TO BE DONE
Skip the pictures and repeat each line of the data exactly.

————

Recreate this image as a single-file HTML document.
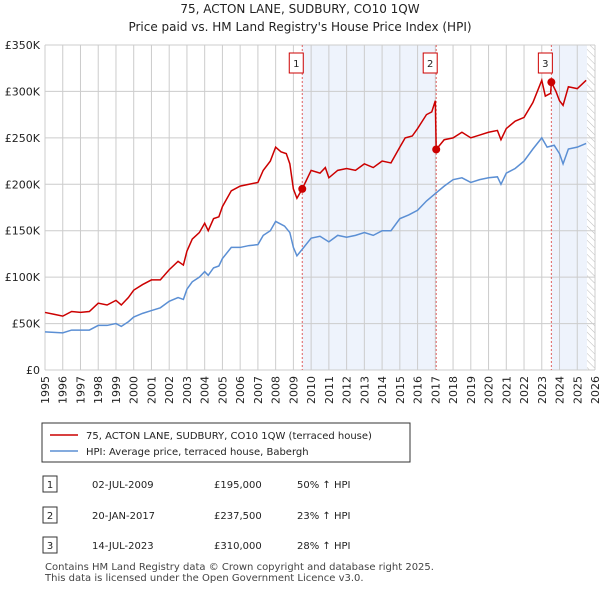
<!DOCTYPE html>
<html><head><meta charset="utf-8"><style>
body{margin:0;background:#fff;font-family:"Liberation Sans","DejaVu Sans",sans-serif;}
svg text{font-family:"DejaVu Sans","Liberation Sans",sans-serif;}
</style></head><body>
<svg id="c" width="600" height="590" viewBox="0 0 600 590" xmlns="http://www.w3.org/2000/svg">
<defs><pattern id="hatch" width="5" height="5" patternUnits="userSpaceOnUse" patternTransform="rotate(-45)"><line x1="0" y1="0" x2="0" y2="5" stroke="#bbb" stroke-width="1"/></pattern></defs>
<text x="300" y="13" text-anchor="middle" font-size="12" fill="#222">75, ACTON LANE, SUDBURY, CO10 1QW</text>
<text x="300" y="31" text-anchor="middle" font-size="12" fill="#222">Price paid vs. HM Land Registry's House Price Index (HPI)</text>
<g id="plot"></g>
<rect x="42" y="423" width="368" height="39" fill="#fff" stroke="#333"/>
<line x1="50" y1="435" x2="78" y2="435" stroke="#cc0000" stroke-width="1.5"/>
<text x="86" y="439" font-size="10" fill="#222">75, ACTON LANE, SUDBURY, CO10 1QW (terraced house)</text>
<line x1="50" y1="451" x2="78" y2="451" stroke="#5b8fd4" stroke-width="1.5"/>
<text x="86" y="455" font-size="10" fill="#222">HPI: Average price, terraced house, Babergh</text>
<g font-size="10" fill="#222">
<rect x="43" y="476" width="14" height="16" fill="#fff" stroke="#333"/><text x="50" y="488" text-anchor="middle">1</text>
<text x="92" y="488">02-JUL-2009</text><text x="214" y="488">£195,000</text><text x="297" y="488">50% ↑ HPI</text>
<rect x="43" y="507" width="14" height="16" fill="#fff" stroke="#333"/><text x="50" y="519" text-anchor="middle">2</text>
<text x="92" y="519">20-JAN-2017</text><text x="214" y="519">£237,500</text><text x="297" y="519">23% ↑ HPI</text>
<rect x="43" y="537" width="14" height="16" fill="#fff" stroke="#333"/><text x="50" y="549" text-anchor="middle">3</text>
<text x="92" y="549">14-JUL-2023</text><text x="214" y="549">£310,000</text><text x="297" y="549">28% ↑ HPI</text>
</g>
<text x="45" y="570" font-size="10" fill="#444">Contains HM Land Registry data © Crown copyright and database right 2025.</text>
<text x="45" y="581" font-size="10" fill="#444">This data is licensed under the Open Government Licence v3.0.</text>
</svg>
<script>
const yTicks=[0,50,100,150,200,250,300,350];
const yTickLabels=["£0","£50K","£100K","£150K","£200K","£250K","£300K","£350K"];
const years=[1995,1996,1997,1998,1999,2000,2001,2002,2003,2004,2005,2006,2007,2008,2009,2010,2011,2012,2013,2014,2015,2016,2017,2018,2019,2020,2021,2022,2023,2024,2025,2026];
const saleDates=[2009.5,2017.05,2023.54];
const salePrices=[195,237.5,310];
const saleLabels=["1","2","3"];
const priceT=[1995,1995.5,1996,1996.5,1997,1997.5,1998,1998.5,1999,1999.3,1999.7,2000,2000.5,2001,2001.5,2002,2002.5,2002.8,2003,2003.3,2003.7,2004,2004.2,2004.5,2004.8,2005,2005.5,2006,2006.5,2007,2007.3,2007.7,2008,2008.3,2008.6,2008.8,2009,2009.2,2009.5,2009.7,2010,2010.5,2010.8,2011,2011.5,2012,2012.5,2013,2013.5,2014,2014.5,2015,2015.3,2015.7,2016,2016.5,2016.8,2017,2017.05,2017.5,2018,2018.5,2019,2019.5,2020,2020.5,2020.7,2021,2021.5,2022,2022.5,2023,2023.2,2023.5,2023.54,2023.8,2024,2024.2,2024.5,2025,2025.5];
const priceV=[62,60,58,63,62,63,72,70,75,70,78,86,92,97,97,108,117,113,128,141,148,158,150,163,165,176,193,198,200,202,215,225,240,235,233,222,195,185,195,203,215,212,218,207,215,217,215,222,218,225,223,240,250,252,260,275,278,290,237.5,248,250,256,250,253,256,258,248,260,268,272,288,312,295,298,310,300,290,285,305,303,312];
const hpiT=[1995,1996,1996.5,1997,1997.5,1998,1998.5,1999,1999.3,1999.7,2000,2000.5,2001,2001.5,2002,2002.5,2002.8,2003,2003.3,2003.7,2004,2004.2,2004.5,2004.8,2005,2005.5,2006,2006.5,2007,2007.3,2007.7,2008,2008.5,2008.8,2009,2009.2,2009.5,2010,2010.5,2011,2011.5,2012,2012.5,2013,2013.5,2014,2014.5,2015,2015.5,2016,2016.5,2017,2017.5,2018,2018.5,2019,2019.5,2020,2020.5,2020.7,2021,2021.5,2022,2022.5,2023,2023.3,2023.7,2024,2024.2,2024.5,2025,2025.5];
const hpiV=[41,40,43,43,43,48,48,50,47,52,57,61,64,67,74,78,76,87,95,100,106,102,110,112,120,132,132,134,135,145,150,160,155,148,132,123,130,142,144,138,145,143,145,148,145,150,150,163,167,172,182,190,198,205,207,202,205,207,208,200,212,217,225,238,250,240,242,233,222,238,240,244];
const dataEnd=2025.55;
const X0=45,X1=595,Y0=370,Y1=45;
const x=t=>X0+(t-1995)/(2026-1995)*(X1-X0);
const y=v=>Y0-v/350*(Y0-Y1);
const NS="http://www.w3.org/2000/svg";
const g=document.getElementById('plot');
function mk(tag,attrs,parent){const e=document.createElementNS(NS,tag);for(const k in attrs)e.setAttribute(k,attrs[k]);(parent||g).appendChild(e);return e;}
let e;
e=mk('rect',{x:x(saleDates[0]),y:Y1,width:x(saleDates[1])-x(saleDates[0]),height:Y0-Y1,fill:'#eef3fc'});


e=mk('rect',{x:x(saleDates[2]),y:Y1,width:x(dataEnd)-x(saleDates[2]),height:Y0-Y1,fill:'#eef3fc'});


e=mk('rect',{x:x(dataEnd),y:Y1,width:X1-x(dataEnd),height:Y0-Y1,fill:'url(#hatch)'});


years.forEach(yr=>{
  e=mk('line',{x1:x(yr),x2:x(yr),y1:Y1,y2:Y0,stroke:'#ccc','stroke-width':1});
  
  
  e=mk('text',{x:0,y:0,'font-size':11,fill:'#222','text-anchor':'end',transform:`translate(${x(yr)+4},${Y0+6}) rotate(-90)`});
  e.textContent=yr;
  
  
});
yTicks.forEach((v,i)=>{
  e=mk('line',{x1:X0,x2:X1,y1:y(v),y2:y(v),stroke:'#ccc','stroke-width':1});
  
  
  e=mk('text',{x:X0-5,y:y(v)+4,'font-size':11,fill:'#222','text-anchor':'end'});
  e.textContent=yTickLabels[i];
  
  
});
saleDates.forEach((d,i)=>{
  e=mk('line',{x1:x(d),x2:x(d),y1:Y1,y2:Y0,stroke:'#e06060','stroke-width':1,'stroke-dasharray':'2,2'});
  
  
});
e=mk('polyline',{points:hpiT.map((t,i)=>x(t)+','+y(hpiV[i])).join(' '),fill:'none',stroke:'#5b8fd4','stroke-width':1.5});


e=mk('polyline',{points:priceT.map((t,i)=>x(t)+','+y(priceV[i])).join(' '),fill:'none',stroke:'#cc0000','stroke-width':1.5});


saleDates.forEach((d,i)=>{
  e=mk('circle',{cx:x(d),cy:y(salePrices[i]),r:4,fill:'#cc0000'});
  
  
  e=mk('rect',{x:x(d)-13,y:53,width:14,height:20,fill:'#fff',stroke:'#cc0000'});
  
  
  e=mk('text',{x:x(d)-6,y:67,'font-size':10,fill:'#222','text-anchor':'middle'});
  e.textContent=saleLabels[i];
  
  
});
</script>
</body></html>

————

REPLY TO THE EXERCISE
Recreate this image as a single-file HTML document.
<!DOCTYPE html>
<html><head><meta charset="utf-8"><style>
body{margin:0;background:#fff;font-family:"Liberation Sans","DejaVu Sans",sans-serif;}
svg text{font-family:"DejaVu Sans","Liberation Sans",sans-serif;}
</style></head><body>
<svg id="c" width="600" height="590" viewBox="0 0 600 590" xmlns="http://www.w3.org/2000/svg">
<defs><pattern id="hatch" width="5" height="5" patternUnits="userSpaceOnUse" patternTransform="rotate(-45)"><line x1="0" y1="0" x2="0" y2="5" stroke="#bbb" stroke-width="1"/></pattern></defs>
<text x="300" y="13" text-anchor="middle" font-size="12" fill="#222">75, ACTON LANE, SUDBURY, CO10 1QW</text>
<text x="300" y="31" text-anchor="middle" font-size="12" fill="#222">Price paid vs. HM Land Registry's House Price Index (HPI)</text>
<g id="plot"></g>
<rect x="42" y="423" width="368" height="39" fill="#fff" stroke="#333"/>
<line x1="50" y1="435" x2="78" y2="435" stroke="#cc0000" stroke-width="1.5"/>
<text x="86" y="439" font-size="10" fill="#222">75, ACTON LANE, SUDBURY, CO10 1QW (terraced house)</text>
<line x1="50" y1="451" x2="78" y2="451" stroke="#5b8fd4" stroke-width="1.5"/>
<text x="86" y="455" font-size="10" fill="#222">HPI: Average price, terraced house, Babergh</text>
<g font-size="10" fill="#222">
<rect x="43" y="476" width="14" height="16" fill="#fff" stroke="#333"/><text x="50" y="488" text-anchor="middle">1</text>
<text x="92" y="488">02-JUL-2009</text><text x="214" y="488">£195,000</text><text x="297" y="488">50% ↑ HPI</text>
<rect x="43" y="507" width="14" height="16" fill="#fff" stroke="#333"/><text x="50" y="519" text-anchor="middle">2</text>
<text x="92" y="519">20-JAN-2017</text><text x="214" y="519">£237,500</text><text x="297" y="519">23% ↑ HPI</text>
<rect x="43" y="537" width="14" height="16" fill="#fff" stroke="#333"/><text x="50" y="549" text-anchor="middle">3</text>
<text x="92" y="549">14-JUL-2023</text><text x="214" y="549">£310,000</text><text x="297" y="549">28% ↑ HPI</text>
</g>
<text x="45" y="570" font-size="10" fill="#444">Contains HM Land Registry data © Crown copyright and database right 2025.</text>
<text x="45" y="581" font-size="10" fill="#444">This data is licensed under the Open Government Licence v3.0.</text>
</svg>
<script>
const yTicks=[0,50,100,150,200,250,300,350];
const yTickLabels=["£0","£50K","£100K","£150K","£200K","£250K","£300K","£350K"];
const years=[1995,1996,1997,1998,1999,2000,2001,2002,2003,2004,2005,2006,2007,2008,2009,2010,2011,2012,2013,2014,2015,2016,2017,2018,2019,2020,2021,2022,2023,2024,2025,2026];
const saleDates=[2009.5,2017.05,2023.54];
const salePrices=[195,237.5,310];
const saleLabels=["1","2","3"];
const priceT=[1995,1995.5,1996,1996.5,1997,1997.5,1998,1998.5,1999,1999.3,1999.7,2000,2000.5,2001,2001.5,2002,2002.5,2002.8,2003,2003.3,2003.7,2004,2004.2,2004.5,2004.8,2005,2005.5,2006,2006.5,2007,2007.3,2007.7,2008,2008.3,2008.6,2008.8,2009,2009.2,2009.5,2009.7,2010,2010.5,2010.8,2011,2011.5,2012,2012.5,2013,2013.5,2014,2014.5,2015,2015.3,2015.7,2016,2016.5,2016.8,2017,2017.05,2017.5,2018,2018.5,2019,2019.5,2020,2020.5,2020.7,2021,2021.5,2022,2022.5,2023,2023.2,2023.5,2023.54,2023.8,2024,2024.2,2024.5,2025,2025.5];
const priceV=[62,60,58,63,62,63,72,70,75,70,78,86,92,97,97,108,117,113,128,141,148,158,150,163,165,176,193,198,200,202,215,225,240,235,233,222,195,185,195,203,215,212,218,207,215,217,215,222,218,225,223,240,250,252,260,275,278,290,237.5,248,250,256,250,253,256,258,248,260,268,272,288,312,295,298,310,300,290,285,305,303,312];
const hpiT=[1995,1996,1996.5,1997,1997.5,1998,1998.5,1999,1999.3,1999.7,2000,2000.5,2001,2001.5,2002,2002.5,2002.8,2003,2003.3,2003.7,2004,2004.2,2004.5,2004.8,2005,2005.5,2006,2006.5,2007,2007.3,2007.7,2008,2008.5,2008.8,2009,2009.2,2009.5,2010,2010.5,2011,2011.5,2012,2012.5,2013,2013.5,2014,2014.5,2015,2015.5,2016,2016.5,2017,2017.5,2018,2018.5,2019,2019.5,2020,2020.5,2020.7,2021,2021.5,2022,2022.5,2023,2023.3,2023.7,2024,2024.2,2024.5,2025,2025.5];
const hpiV=[41,40,43,43,43,48,48,50,47,52,57,61,64,67,74,78,76,87,95,100,106,102,110,112,120,132,132,134,135,145,150,160,155,148,132,123,130,142,144,138,145,143,145,148,145,150,150,163,167,172,182,190,198,205,207,202,205,207,208,200,212,217,225,238,250,240,242,233,222,238,240,244];
const dataEnd=2025.55;
const X0=45,X1=595,Y0=370,Y1=45;
const x=t=>X0+(t-1995)/(2026-1995)*(X1-X0);
const y=v=>Y0-v/350*(Y0-Y1);
const NS="http://www.w3.org/2000/svg";
const g=document.getElementById('plot');
function mk(tag,attrs,parent){const e=document.createElementNS(NS,tag);for(const k in attrs)e.setAttribute(k,attrs[k]);(parent||g).appendChild(e);return e;}
let e;
e=mk('rect',{x:x(saleDates[0]),y:Y1,width:x(saleDates[1])-x(saleDates[0]),height:Y0-Y1,fill:'#eef3fc'});


e=mk('rect',{x:x(saleDates[2]),y:Y1,width:x(dataEnd)-x(saleDates[2]),height:Y0-Y1,fill:'#eef3fc'});


e=mk('rect',{x:x(dataEnd),y:Y1,width:X1-x(dataEnd),height:Y0-Y1,fill:'url(#hatch)'});


years.forEach(yr=>{
  e=mk('line',{x1:x(yr),x2:x(yr),y1:Y1,y2:Y0,stroke:'#ccc','stroke-width':1});
  
  
  e=mk('text',{x:0,y:0,'font-size':11,fill:'#222','text-anchor':'end',transform:`translate(${x(yr)+4},${Y0+6}) rotate(-90)`});
  e.textContent=yr;
  
  
});
yTicks.forEach((v,i)=>{
  e=mk('line',{x1:X0,x2:X1,y1:y(v),y2:y(v),stroke:'#ccc','stroke-width':1});
  
  
  e=mk('text',{x:X0-5,y:y(v)+4,'font-size':11,fill:'#222','text-anchor':'end'});
  e.textContent=yTickLabels[i];
  
  
});
saleDates.forEach((d,i)=>{
  e=mk('line',{x1:x(d),x2:x(d),y1:Y1,y2:Y0,stroke:'#e06060','stroke-width':1,'stroke-dasharray':'2,2'});
  
  
});
e=mk('polyline',{points:hpiT.map((t,i)=>x(t)+','+y(hpiV[i])).join(' '),fill:'none',stroke:'#5b8fd4','stroke-width':1.5});


e=mk('polyline',{points:priceT.map((t,i)=>x(t)+','+y(priceV[i])).join(' '),fill:'none',stroke:'#cc0000','stroke-width':1.5});


saleDates.forEach((d,i)=>{
  e=mk('circle',{cx:x(d),cy:y(salePrices[i]),r:4,fill:'#cc0000'});
  
  
  e=mk('rect',{x:x(d)-13,y:53,width:14,height:20,fill:'#fff',stroke:'#cc0000'});
  
  
  e=mk('text',{x:x(d)-6,y:67,'font-size':10,fill:'#222','text-anchor':'middle'});
  e.textContent=saleLabels[i];
  
  
});
</script>
</body></html>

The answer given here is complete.